Elo is calibrated so Random Forest = 1000. Score is a combined normalized performance index based on F1 (classification) and RMSE (regression) — best model per target = 1, median = 0; higher is better. Improvability % is the mean relative gap to the best model per target (lower is better). v0.1.0

Left: RamanBench datasets (pink) occupy a high-dimensional, low-sample regime distinct from tabular benchmarks (TabArena, TALENT) and time-series benchmarks (UCR, UEA). Right: Model performance (Elo) vs. release year. PLS, the long-standing domain standard, held its leading position for decades; only in the last decade have modern methods begun to clearly surpass it. The state-of-the-art frontier is still advancing — no single model dominates across all tasks and domains.
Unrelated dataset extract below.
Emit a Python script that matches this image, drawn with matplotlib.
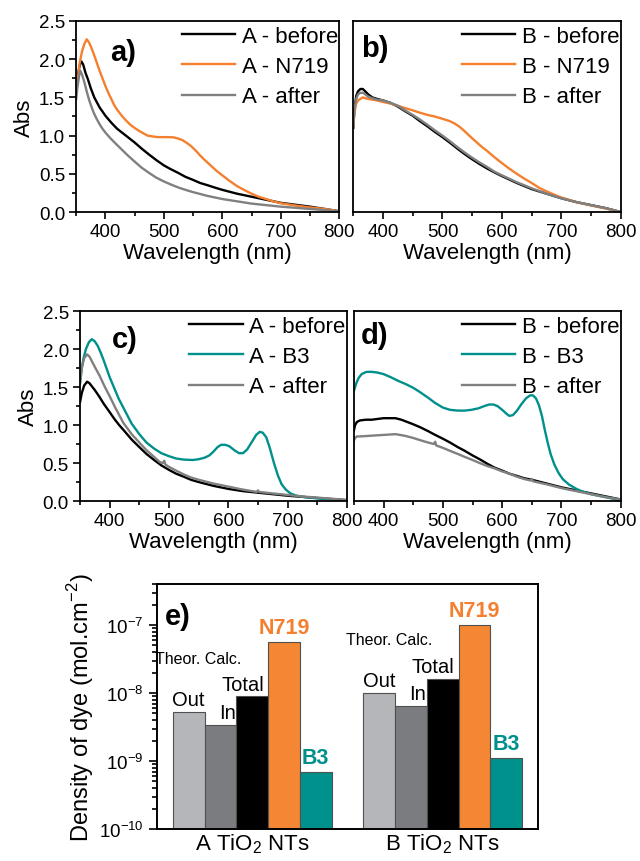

Representative Raman spectra from the four application domains in RamanBench. Each panel shows spectra from one domain, colored by class (classification) or by the target analyte value (regression, gradient from low to high). The thick line is the mean spectrum; shaded bands show ±1 standard deviation. Spectral ranges, sample sizes, noise levels, and analytical tasks differ substantially across domains, illustrating the breadth and heterogeneity of RamanBench.

Benchmark composition overview. Domain distribution (left two donuts): Chemical & Industrial contributes the most datasets (33 of 74), while Material Science dominates by raw spectrum count due to the large RRUFF mineral library and MLROD. Task distribution (centre two donuts): Regression datasets outnumber classification (53 vs. 21), yet classification datasets account for over 91% of all spectra. Data sources (fifth donut): Datasets originate from eight hosting platforms with HuggingFace and Kaggle being the two largest. New vs. existing (sixth donut): 16 of the 74 datasets (★) are released for the first time with this paper.

RamanBench Leaderboard. Elo ratings for all models (RF = 1000), sorted by performance. Error bars show 95% bootstrap confidence intervals (200 resampling rounds over the target pool). Models are colour-coded by algorithmic family. A higher Elo indicates consistently better performance across all classification and regression targets. Models marked with * are evaluated on classification tasks only and not imputed on regression tasks.

Combined ranking across all tasks. Score is normalized performance averaged across classification (F1) and regression (RMSE) datasets — best model per dataset = 1, median = 0.